How to pattern match against typeclass whose instance are recursive data types?

Question

This question is a follow up on How to pattern match against a typeclass value?.

I am starting up a pet project on first order logic and have decided to use Haskell for this purpose. My first hurdle is to define a 'formula of first order logic', hence the data type:

data Formula v  = Belong v v                      -- x in y
                | Bot                             -- False
                | Imply (Formula v) (Formula v)   -- p -> q
                | Forall v (Formula v)            -- forall x, p

However, I am reluctant to write code based on the implementation specifics, and would rather abstract away the details, in case I change my mind, or in case I want to reuse functionality with an alternative implementation, hence the typeclass:

class FirstOrder m where
  belong    :: v -> v -> m v
  bot       :: m v
  imply     :: m v -> m v -> m v
  forall    :: v -> m v -> m v
  asFormula :: m v -> Formula v

I have added the last function asFormula in order to use the ViewPatterns (as suggested in the above link), so as to be able to pattern match on values of this typeclass.

Now suppose I want to define a simple function:

subst :: (FirstOrder m) => (v -> w) -> m v -> m w

which substitutes variables in a formula as per a given mapping f::v -> w (feels like fmap), so the formula belong x y is mapped to belong (f x) (f y) etc. then using ViewPatterns:

subst f (asFormula -> Belong x y) = belong (f x) (f y)

so far so good...

However, when attempting to write subst f p->q = (subst f p) -> (subst f q):

subst f (asFormula -> Imply p q)  = imply (subst f p) (subst f q)

I get a type error, which coming to think of it makes perfect sense: the pattern matching binds p and q to elements of type Formula v as opposed to the desired type m v.

Now I can see the problem, and could even think of ways of solving it by adding a fromFormula function to the typeclass to convert back to the type m v, but I am thinking this is crazy from a performance point of view (just as crazy as asFormula mind you), a huge price to pay in order to keep the code generic.

So here I am now, trying to define a simple function by structural recursion on a free algebra (recursive data type), but my desire to abstract away the implementation details (and write code off typeclass rather than data type) is putting me in what seems to be an impossible position.

Is there a way out, or should I just forget about abstraction and work with the recursive data type?

Answer 1

This looks as an overgeneralization, but let's ignore that anyway.

You can solve that with explicit F-(co-)algebras and fixed points.

data FormulaF v k
   = Belong v v                      -- x in y
   | Bot                             -- False
   | Imply (k v) (k v)               -- p -> q
   | Forall v (k v)                  -- forall x, p

newtype Formula v = Formula (FormulaF v Formula)      
   -- fixed point.
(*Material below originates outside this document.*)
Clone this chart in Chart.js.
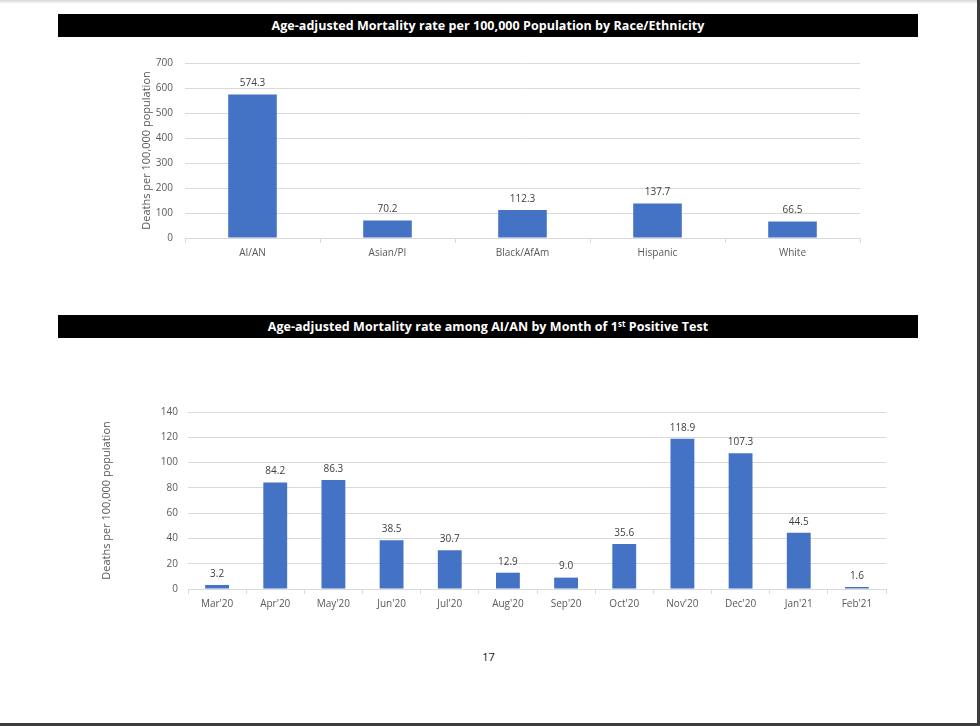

You might not need it, but it's nice to have.
   -- 

Then, you can do

class FirstOrder m where
  belong    :: v -> v -> m v
  bot       :: m v
  imply     :: m v -> m v -> m v
  forall    :: v -> m v -> m v
  asFormula :: m v -> FormulaF v m

and

subst :: (FirstOrder m) => (v -> w) -> m v -> m w
subst f (asFormula -> Belong x y) = belong (f x) (f y)
subst f (asFormula -> Imply p q)  = imply (subst f p) (subst f q)

should now work, because asFormula does not convert the whole m v into a full formula recursively, but it converts into a FormulaF v m which looks as a formula superficially (the very first constructor you pattern match, like Imply), but deep inside still looks as a m v.

If you really want to pursue this overgeneral approach, maybe you should have a look at recursion-schemes, F-algebras and F-coalgebras, and their associated cata-/ana-/hylo-/para-/whatever morphisms.

Finally, I would suggest to avoid trying to adapt OOP design patterns in FP. Sometimes you can shoehorn something in such way, but it can often be unidiomatic. For instance, in Haskell, we are quite used to types having a fixed amount of constructors (but an open set of functions which operate on them), just like in OOP interfaces have a fixed amount of methods (but an open set of subclasses). One can try to generalize this, but it's complex, and should be done only when needed.